Hidrelétrica Rositas
Em 2018, a Bolívia suspendeu o projeto da hidrelétrica Rositas, devido à oposição das comunidades afetadas, informou a plataforma de jornalismo ambiental Mongabay. Em janeiro de 2022, as empresas China Three Gorges e China International Water & Electric não ofereceram alternativas para as populações que seriam inundadas.
O projeto hidrelétrico estava previsto para ser construído em Rio Grande, em Santa Cruz, próximo à confluência com o rio Rositas, em uma área de 150.000 hectares. Esperava-se que inundaria uma superfície de 449 km2, equivalente a três vezes a área urbana de La Paz, explicou. O projeto contava com um financiamento de mais de US$ 1,5 bilhão do Eximbank da China.

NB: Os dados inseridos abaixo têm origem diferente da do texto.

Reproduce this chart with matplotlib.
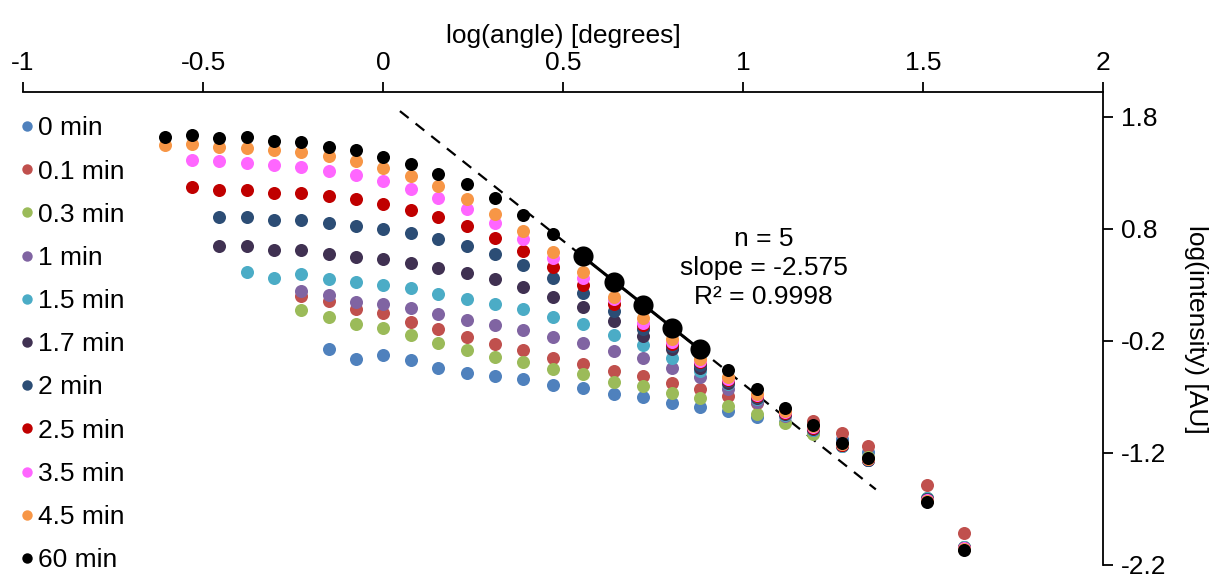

Apesar da suspensão, existe a possibilidade de que o projeto Rositas seja reativado. Mongabay observou que esse projeto polêmico, com mais de cinco décadas de história na Bolívia, não foi submetido a um estudo de impacto ambiental nem passou pelo processo de consulta prévia. Até o momento, todos os governos bolivianos tentaram reativá-lo.
Pequena janela
“A dinâmica que lança sombras sobre as aspirações chinesas afeta negativamente a reputação internacional dessas empresas. Não somos os únicos a observar fracassos de projetos na região, pois também há fracassos de projetos chineses no sul da Ásia e na África”, disse Cesarin. “Na América Latina, a percepção da China se deteriorou, devido a vários problemas com as infraestruturas que eles constroem. Isso levanta dúvidas sobre as alianças estratégicas anteriores com Pequim, já que frequentemente nega soluções para esses problemas.”
“É importante considerar que tudo isso poderia abrir uma pequena janela de oportunidades para projetos alternativos de empresas europeias e de infraestrutura dos EUA no futuro”, concluiu.